Work to do. Below are the records. Gather each line that holds "this".

## BEGIN Recorded information

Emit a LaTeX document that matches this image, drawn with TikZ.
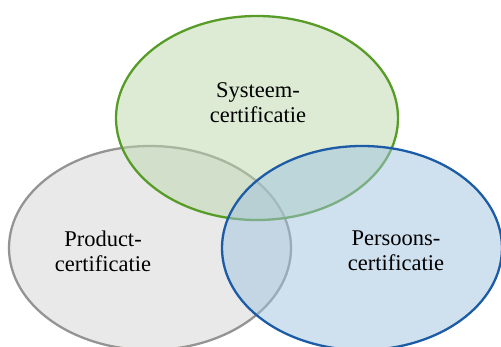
\documentclass[tikz,border=0pt]{standalone}
\usepackage{fontspec}
\setmainfont{Liberation Serif}
\usepackage{tikz}
\usetikzlibrary{shapes.geometric, positioning}

\definecolor{systeemfill}{RGB}{187,215,171}
\definecolor{systeemline}{RGB}{88,156,40}
\definecolor{productfill}{RGB}{211,211,211}
\definecolor{productline}{RGB}{150,147,147}
\definecolor{persoonfill}{RGB}{159,193,223}
\definecolor{persoonline}{RGB}{28,92,166}

\begin{document}
\begin{tikzpicture}[
    x=1pt, y=-1pt,
    venn/.style={ellipse, draw, line width=2.3pt, fill opacity=0.5, draw opacity=1, inner sep=0pt, minimum width=282pt, minimum height=204pt},
    label/.style={align=center, font=\fontsize{22.5}{25}\selectfont, inner sep=0pt}
]
\useasboundingbox (0,0) rectangle (501,347);
\clip (0,0) rectangle (501,347);

\node[venn, fill=productfill, draw=productline] (product) at (150,248) {};
\node[venn, fill=systeemfill, draw=systeemline] (systeem) at (257,118) {};
\node[venn, fill=persoonfill, draw=persoonline, minimum width=280pt] (persoon) at (362,248) {};

\node[label] (systeemtext) at (258,103) {Systeem-\\certificatie};
\node[label] (producttext) at (103,251) {Product-\\certificatie};
\node[label] (persoontext) at (396,251) {Persoons-\\certificatie};

\end{tikzpicture}
\end{document}
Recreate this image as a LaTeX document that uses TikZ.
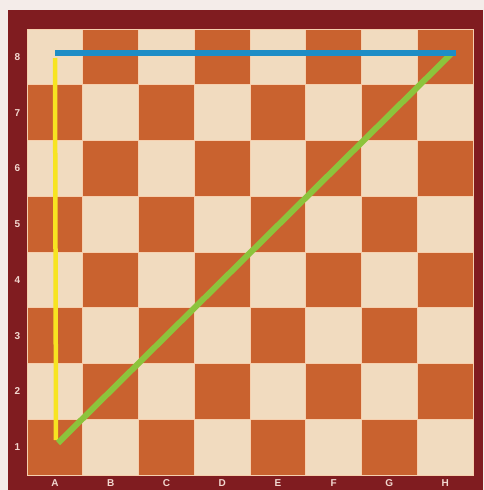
\documentclass[tikz,border=0pt]{standalone}
\usepackage{fontspec}
\setsansfont{Liberation Sans}
\usepackage{xcolor}
\usetikzlibrary{calc}
\definecolor{pagebg}{HTML}{F4ECE9}
\definecolor{frame}{HTML}{801C20}
\definecolor{lightsq}{HTML}{F1DBBF}
\definecolor{darksq}{HTML}{C9622F}
\definecolor{seam}{HTML}{F6CFAE}
\definecolor{labeltext}{HTML}{F2D8D0}
\definecolor{fileline}{HTML}{F7E421}
\definecolor{rankline}{HTML}{1E8DC6}
\definecolor{diagline}{HTML}{8CC43C}

\begin{document}
\begin{tikzpicture}[
  x=1pt, y=-1pt,
  square/.style={draw=seam, line width=0.8pt},
  coordlabel/.style={font=\sffamily\bfseries\fontsize{10}{12}\selectfont, text=labeltext, inner sep=0pt},
  stroke/.style={line width=#1, line cap=butt}
]
\useasboundingbox (0,0) rectangle (484,490);
\fill[pagebg] (0,0) rectangle (484,490);

% wooden frame
\fill[frame] (8,10) rectangle (483,490);

% the 64 squares
\foreach \c in {0,...,7}{
  \foreach \r in {1,...,8}{
    \pgfmathsetmacro{\sx}{27+\c*55.75}
    \pgfmathsetmacro{\sy}{29+(8-\r)*55.75}
    \pgfmathtruncatemacro{\odd}{mod(\c+\r,2)}
    \ifnum\odd=1
      \filldraw[square, fill=darksq] (\sx,\sy) rectangle ++(55.75,55.75);
    \else
      \filldraw[square, fill=lightsq] (\sx,\sy) rectangle ++(55.75,55.75);
    \fi
  }
}

% rank and file labels
\foreach \r in {1,...,8}
  \node[coordlabel] (rank\r) at (17.5,{29+(8.5-\r)*55.75}) {\r};
\foreach \f [count=\c from 0] in {A,B,C,D,E,F,G,H}
  \node[coordlabel] (file\f) at ({27+(\c+0.5)*55.75},483) {\f};

% end points
\coordinate (a1) at (56,440);
\coordinate (a1d) at (58,443);
\coordinate (a8) at (55,53);
\coordinate (a8y) at (55,58);
\coordinate (h8) at (456,53);
\coordinate (h8d) at (452,53);

\draw[fileline, stroke=4.5pt] (a8y) -- (a1);
\draw[diagline, stroke=6pt] (a1d) -- (h8d);
\draw[rankline, stroke=5.5pt] (a8) -- (h8);
\end{tikzpicture}
\end{document}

## END Recorded information

Output of the task.
Emit a LaTeX document that matches this image, drawn with TikZ.
Recreate this image as a LaTeX document that uses TikZ.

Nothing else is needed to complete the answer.